The resolution of byte 6 did not seem lower in the data I recorded, but in the operational system the battery voltages do not vary much. The binary value of byte 6 is about 10 less than byte 13 on average. The value of byte 5, the PV voltage, has the same mean value as byte 6 during the time when the C40 is ON, but close to zero when the C40 is OFF. Here is a graph
showing these voltage byte values over the 9-day recording (v is byte 1; the one unusual g13 value may a bit error):
It is helpful to have confirmation that byte 12 reflects the temperature inside the C40 unit itself. It appears that the temperature causes the frequency of the oscillator controlling the PIC MCU in the C40 to vary, as is expected with a crystal.
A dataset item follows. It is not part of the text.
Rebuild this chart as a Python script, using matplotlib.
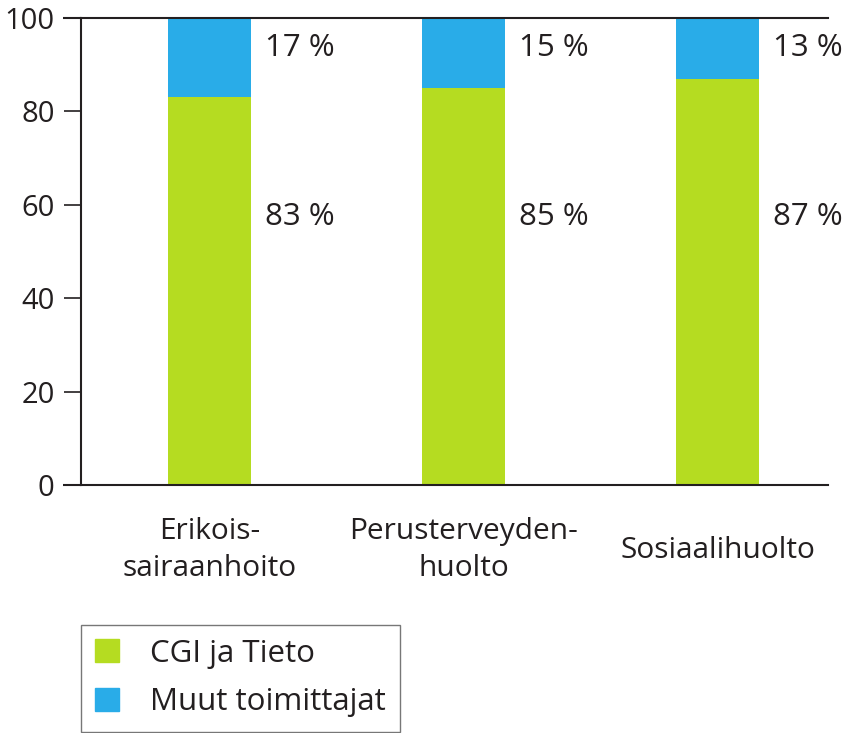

As I mentioned in post #18, I observed that the time interval between frames varies with an unusual pattern that is different when the C40 is ON or OFF. I also observed that the minimum interval varies proportionately with the byte 12 temperature value as shown in this graph:
The red and blue lines are the amps produced through my two C40s, each covering a portion of the solar panels. You can see the diurnal pattern. The first three days have weather with clouds and cloud bounce peaks. In the later days, I think the points that drop below the curve are when an airplane flies over. The cyan and yellow lines are the voltages in this 48V system. The magenta and green lines indicate the time interval between frames in an arbitrary time scale measure by a timer in my PIC MCU circuit. Note that one C40 runs faster than the other. The areas that look like solid parallelograms are really many data points with a lot of structure that occurs at night. During the daytime the time varies less. However, notice the brown line which represents the byte 12 (transistor temperature) value scaled and offset to fit it to the magenta curve. The correlation is very close, which would be explained by the temperature of the oscillator crystal varying.